— start THE DATA —
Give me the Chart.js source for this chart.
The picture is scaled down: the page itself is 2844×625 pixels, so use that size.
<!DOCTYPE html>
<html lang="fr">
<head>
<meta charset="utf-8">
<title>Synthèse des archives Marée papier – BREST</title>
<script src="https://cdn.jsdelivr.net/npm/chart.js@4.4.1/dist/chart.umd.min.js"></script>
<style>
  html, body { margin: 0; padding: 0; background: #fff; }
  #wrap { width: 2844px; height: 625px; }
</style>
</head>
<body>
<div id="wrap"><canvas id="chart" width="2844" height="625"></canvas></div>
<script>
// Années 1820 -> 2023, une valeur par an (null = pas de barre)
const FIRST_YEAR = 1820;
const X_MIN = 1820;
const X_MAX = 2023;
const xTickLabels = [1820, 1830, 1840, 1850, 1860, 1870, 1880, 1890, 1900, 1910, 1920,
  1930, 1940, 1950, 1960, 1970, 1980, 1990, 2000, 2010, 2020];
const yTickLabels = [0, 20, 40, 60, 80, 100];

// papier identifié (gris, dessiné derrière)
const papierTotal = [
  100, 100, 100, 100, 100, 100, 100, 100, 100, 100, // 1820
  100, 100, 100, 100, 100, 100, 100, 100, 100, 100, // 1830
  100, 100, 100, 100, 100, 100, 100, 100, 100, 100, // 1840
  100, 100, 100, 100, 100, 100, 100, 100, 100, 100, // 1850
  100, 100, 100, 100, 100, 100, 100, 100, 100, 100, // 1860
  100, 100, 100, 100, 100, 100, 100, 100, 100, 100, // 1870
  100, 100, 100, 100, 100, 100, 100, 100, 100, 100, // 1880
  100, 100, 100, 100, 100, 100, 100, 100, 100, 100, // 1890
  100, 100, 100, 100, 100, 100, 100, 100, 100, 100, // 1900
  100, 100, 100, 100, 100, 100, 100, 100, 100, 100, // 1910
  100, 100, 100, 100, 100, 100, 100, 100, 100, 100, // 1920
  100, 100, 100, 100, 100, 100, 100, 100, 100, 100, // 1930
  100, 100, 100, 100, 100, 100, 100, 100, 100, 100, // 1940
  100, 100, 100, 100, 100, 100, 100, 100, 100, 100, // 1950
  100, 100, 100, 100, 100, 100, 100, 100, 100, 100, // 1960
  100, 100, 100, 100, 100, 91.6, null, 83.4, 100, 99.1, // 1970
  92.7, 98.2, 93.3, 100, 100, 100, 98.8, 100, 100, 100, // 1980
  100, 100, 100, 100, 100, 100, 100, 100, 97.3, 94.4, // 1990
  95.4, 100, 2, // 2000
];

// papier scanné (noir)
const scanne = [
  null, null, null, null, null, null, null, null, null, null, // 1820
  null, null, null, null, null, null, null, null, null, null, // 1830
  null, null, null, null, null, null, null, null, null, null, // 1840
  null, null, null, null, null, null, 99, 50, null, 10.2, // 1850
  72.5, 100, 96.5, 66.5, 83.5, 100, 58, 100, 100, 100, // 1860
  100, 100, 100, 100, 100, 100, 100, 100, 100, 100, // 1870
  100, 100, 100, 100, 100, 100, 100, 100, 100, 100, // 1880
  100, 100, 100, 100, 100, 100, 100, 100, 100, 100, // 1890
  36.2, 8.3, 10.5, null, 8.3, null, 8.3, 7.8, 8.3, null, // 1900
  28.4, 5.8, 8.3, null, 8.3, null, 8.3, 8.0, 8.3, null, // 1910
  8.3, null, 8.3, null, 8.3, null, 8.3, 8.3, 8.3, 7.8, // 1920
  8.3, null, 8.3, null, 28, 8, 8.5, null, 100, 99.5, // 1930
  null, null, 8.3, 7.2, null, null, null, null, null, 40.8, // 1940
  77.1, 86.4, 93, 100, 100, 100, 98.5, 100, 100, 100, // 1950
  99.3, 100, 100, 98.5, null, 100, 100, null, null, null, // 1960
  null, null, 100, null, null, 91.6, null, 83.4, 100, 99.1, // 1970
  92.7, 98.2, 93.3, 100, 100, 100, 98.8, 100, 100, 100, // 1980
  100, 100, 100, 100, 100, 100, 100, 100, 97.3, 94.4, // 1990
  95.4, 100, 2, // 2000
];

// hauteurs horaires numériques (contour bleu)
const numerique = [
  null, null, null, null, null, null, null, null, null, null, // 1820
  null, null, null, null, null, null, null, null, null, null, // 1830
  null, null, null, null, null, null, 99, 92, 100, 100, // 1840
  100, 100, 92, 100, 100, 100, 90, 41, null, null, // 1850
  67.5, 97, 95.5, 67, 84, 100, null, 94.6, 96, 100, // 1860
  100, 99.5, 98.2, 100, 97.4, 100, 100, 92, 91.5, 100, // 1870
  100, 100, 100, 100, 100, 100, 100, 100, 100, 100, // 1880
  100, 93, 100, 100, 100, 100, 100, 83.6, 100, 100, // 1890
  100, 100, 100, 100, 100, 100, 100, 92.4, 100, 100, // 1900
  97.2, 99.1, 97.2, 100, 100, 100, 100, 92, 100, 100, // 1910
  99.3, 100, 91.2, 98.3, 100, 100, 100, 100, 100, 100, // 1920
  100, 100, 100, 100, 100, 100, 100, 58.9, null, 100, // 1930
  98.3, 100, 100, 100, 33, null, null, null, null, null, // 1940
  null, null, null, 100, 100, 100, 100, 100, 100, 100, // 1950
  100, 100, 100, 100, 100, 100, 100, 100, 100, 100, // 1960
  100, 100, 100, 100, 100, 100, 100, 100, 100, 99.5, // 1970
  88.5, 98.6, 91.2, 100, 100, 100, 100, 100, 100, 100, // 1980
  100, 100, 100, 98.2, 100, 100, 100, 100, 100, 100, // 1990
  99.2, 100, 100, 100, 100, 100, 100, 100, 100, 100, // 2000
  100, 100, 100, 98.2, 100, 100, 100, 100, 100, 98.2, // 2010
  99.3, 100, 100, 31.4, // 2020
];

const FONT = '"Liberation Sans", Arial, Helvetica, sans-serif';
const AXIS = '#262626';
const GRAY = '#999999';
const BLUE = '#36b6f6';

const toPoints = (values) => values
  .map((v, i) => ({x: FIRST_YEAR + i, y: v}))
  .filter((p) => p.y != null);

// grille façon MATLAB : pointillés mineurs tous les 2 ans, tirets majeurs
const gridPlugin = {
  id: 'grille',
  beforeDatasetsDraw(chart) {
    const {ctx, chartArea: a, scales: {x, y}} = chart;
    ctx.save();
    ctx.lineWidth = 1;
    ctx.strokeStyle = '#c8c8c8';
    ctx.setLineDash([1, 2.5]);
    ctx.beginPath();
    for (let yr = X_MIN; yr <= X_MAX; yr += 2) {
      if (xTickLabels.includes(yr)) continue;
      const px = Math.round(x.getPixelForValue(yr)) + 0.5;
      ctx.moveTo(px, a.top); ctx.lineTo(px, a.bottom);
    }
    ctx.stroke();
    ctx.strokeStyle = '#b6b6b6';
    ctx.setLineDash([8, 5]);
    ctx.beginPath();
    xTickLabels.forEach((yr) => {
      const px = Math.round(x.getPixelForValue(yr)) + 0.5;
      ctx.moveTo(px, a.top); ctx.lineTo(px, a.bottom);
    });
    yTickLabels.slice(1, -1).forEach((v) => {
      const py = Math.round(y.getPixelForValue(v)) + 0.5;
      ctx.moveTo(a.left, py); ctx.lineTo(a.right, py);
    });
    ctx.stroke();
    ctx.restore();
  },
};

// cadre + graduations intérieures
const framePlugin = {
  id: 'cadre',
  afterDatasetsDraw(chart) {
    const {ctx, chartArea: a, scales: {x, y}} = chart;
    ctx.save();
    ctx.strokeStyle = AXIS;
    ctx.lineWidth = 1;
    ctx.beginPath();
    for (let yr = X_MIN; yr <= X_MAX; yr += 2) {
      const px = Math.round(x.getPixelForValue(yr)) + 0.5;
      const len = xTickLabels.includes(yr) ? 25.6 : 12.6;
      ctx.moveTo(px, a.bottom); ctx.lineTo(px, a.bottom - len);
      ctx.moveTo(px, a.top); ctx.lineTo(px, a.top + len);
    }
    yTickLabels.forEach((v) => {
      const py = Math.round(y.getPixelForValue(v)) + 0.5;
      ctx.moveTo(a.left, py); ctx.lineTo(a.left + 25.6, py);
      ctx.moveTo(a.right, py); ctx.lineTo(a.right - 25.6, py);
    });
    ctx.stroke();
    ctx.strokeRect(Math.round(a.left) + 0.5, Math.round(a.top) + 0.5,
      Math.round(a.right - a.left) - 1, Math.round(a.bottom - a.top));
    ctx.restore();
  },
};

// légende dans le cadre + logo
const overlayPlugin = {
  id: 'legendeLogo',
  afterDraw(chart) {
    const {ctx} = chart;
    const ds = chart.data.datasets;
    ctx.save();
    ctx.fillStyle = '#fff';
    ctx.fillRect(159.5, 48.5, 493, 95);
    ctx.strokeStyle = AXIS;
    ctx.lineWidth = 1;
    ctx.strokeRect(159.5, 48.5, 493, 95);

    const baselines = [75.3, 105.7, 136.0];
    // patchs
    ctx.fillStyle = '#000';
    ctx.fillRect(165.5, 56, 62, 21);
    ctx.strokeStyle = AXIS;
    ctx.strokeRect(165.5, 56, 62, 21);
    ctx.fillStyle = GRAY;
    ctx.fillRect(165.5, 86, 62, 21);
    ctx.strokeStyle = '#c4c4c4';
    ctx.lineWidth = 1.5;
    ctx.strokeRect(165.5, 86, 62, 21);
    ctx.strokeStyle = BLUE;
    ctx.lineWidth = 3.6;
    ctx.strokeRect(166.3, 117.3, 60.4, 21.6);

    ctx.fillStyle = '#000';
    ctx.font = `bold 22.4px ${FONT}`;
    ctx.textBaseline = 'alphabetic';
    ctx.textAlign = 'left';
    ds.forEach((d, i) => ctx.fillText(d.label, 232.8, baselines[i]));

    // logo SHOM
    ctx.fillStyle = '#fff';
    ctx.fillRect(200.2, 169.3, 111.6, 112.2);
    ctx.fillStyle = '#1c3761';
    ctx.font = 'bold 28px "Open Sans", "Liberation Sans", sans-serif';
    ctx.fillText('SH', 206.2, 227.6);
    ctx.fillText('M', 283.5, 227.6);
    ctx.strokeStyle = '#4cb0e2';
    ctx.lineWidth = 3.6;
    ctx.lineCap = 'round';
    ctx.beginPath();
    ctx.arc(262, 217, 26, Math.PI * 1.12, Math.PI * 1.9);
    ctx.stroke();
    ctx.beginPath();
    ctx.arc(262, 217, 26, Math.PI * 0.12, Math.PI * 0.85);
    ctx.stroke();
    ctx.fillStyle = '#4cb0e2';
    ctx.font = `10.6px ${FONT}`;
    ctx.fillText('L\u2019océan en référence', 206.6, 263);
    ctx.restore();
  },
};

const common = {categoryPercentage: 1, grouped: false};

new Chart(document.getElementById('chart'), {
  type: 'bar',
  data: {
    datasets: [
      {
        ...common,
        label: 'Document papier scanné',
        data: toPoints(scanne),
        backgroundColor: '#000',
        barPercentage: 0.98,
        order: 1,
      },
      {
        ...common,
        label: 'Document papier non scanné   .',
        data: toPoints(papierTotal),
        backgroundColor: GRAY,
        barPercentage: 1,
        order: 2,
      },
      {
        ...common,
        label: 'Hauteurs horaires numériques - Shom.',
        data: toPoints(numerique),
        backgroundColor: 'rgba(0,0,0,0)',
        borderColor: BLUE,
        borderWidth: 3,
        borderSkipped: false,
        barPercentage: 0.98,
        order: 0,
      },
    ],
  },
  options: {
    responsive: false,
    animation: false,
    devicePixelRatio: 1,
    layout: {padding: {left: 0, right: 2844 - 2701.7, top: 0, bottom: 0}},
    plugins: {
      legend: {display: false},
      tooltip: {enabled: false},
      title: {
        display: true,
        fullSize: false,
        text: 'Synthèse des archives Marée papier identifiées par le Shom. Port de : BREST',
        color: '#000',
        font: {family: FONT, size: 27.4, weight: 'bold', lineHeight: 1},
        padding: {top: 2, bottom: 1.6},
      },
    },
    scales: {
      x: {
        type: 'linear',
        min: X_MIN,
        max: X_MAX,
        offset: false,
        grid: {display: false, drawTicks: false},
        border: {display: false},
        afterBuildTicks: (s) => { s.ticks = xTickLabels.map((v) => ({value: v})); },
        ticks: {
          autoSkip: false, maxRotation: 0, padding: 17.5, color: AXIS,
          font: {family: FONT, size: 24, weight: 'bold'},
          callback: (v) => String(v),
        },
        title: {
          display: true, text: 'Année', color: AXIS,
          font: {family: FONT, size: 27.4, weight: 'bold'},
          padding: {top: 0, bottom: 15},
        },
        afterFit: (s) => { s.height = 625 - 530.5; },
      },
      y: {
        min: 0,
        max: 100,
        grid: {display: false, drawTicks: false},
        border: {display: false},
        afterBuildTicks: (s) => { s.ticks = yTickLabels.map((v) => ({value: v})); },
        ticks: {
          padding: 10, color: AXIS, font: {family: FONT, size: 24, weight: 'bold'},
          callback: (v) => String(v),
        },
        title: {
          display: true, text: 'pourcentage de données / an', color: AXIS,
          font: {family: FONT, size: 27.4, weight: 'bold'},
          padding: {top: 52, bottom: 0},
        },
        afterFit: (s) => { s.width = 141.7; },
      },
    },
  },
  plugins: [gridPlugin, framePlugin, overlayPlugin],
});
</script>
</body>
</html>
— end THE DATA —
— start THE DATA —
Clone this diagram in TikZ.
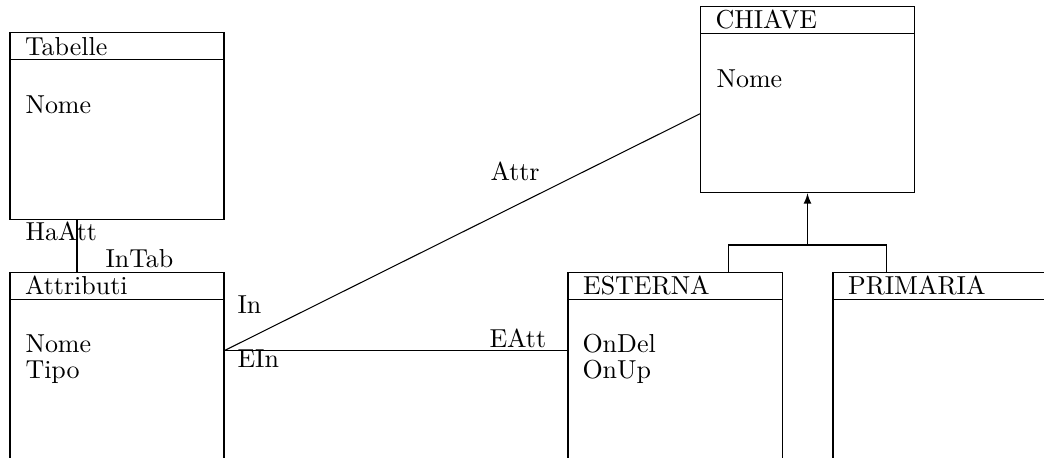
— end THE DATA —
### TASK DESCRIPTION
Nothing but the lines from the one with "Give me the Chart.js source for this chart." through the one with "const yTickLabels = [0, 20, 40, 60, 80, 100];" should be repeated, and each exactly.

### OUTPUT FOR THIS TASK
Give me the Chart.js source for this chart.
The picture is scaled down: the page itself is 2844×625 pixels, so use that size.
<!DOCTYPE html>
<html lang="fr">
<head>
<meta charset="utf-8">
<title>Synthèse des archives Marée papier – BREST</title>
<script src="https://cdn.jsdelivr.net/npm/chart.js@4.4.1/dist/chart.umd.min.js"></script>
<style>
  html, body { margin: 0; padding: 0; background: #fff; }
  #wrap { width: 2844px; height: 625px; }
</style>
</head>
<body>
<div id="wrap"><canvas id="chart" width="2844" height="625"></canvas></div>
<script>
// Années 1820 -> 2023, une valeur par an (null = pas de barre)
const FIRST_YEAR = 1820;
const X_MIN = 1820;
const X_MAX = 2023;
const xTickLabels = [1820, 1830, 1840, 1850, 1860, 1870, 1880, 1890, 1900, 1910, 1920,
  1930, 1940, 1950, 1960, 1970, 1980, 1990, 2000, 2010, 2020];
const yTickLabels = [0, 20, 40, 60, 80, 100];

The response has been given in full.